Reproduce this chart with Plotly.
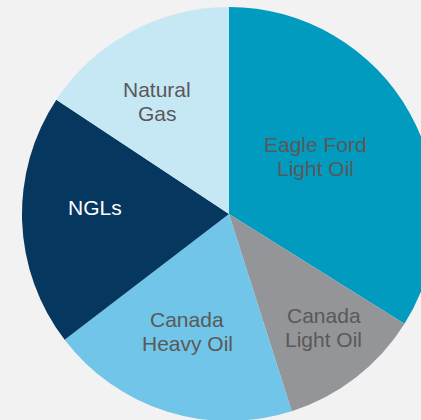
import math
import plotly.graph_objects as go

# slice labels and shares (%), clockwise from 12 o'clock
labels = ["Eagle Ford<br>Light Oil", "Canada<br>Light Oil", "Canada<br>Heavy Oil", "NGLs", "Natural<br>Gas"]
shares = [33.9, 11.2, 19.5, 19.7, 15.7]

colors = ["#009bbf", "#939598", "#71c5e8", "#05375f", "#c6e7f4"]
text_colors = ["#595959", "#595959", "#595959", "#ffffff", "#595959"]

# label placement: radius as fraction of pie radius, small angle nudge (deg)
label_r = [0.505, 0.715, 0.604, 0.647, 0.643]
label_nudge = [-4.7, -2.1, 2.1, 4.6, -4.4]

W, H = 440, 430
CX, CY, R = 229, 214, 207
LINE = 24  # px between text lines

fig = go.Figure(go.Pie(
    labels=labels,
    values=shares,
    sort=False,
    direction="clockwise",
    rotation=0,
    marker=dict(colors=colors, line=dict(width=0)),
    textinfo="none",
    hoverinfo="label+percent",
    showlegend=False,
    domain=dict(x=[(CX - R) / W, (CX + R) / W], y=[1 - (CY + R) / H, 1 - (CY - R) / H]),
))

# labels sit near each slice's bisector, one annotation per text line
total = sum(shares)
cum = 0
for lab, v, tc, rf, nd in zip(labels, shares, text_colors, label_r, label_nudge):
    mid = (cum + v / 2) / total * 360 + nd
    cum += v
    a = math.radians(mid)
    px = CX + rf * R * math.sin(a)
    py = CY - rf * R * math.cos(a)
    lines = lab.split("<br>")
    for i, ln in enumerate(lines):
        ly = py + (i - (len(lines) - 1) / 2) * LINE
        fig.add_annotation(
            x=px / W, y=1 - ly / H, xref="paper", yref="paper",
            text=ln, showarrow=False,
            font=dict(family="Liberation Sans, Arial, sans-serif", size=21, color=tc),
            xanchor="center", yanchor="middle",
        )

fig.update_layout(
    width=W, height=H,
    margin=dict(l=0, r=0, t=0, b=0),
    paper_bgcolor="#f2f2f2",
    plot_bgcolor="#f2f2f2",
)

fig.write_html(
    "out.html",
    config={"displayModeBar": False},
    post_script="document.body.style.margin='0';document.body.style.overflow='hidden';"
                "document.body.style.background='#f2f2f2';",
)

━━━━

■ **Work to be completed**:
Omit every picture, then reproduce the rest of the listing exactly.

■ **Solution for this problem**:
Reproduce this chart with Plotly.
import math
import plotly.graph_objects as go

# slice labels and shares (%), clockwise from 12 o'clock
labels = ["Eagle Ford<br>Light Oil", "Canada<br>Light Oil", "Canada<br>Heavy Oil", "NGLs", "Natural<br>Gas"]
shares = [33.9, 11.2, 19.5, 19.7, 15.7]

colors = ["#009bbf", "#939598", "#71c5e8", "#05375f", "#c6e7f4"]
text_colors = ["#595959", "#595959", "#595959", "#ffffff", "#595959"]

# label placement: radius as fraction of pie radius, small angle nudge (deg)
label_r = [0.505, 0.715, 0.604, 0.647, 0.643]
label_nudge = [-4.7, -2.1, 2.1, 4.6, -4.4]

W, H = 440, 430
CX, CY, R = 229, 214, 207
LINE = 24  # px between text lines

fig = go.Figure(go.Pie(
    labels=labels,
    values=shares,
    sort=False,
    direction="clockwise",
    rotation=0,
    marker=dict(colors=colors, line=dict(width=0)),
    textinfo="none",
    hoverinfo="label+percent",
    showlegend=False,
    domain=dict(x=[(CX - R) / W, (CX + R) / W], y=[1 - (CY + R) / H, 1 - (CY - R) / H]),
))

# labels sit near each slice's bisector, one annotation per text line
total = sum(shares)
cum = 0
for lab, v, tc, rf, nd in zip(labels, shares, text_colors, label_r, label_nudge):
    mid = (cum + v / 2) / total * 360 + nd
    cum += v
    a = math.radians(mid)
    px = CX + rf * R * math.sin(a)
    py = CY - rf * R * math.cos(a)
    lines = lab.split("<br>")
    for i, ln in enumerate(lines):
        ly = py + (i - (len(lines) - 1) / 2) * LINE
        fig.add_annotation(
            x=px / W, y=1 - ly / H, xref="paper", yref="paper",
            text=ln, showarrow=False,
            font=dict(family="Liberation Sans, Arial, sans-serif", size=21, color=tc),
            xanchor="center", yanchor="middle",
        )

fig.update_layout(
    width=W, height=H,
    margin=dict(l=0, r=0, t=0, b=0),
    paper_bgcolor="#f2f2f2",
    plot_bgcolor="#f2f2f2",
)

fig.write_html(
    "out.html",
    config={"displayModeBar": False},
    post_script="document.body.style.margin='0';document.body.style.overflow='hidden';"
                "document.body.style.background='#f2f2f2';",
)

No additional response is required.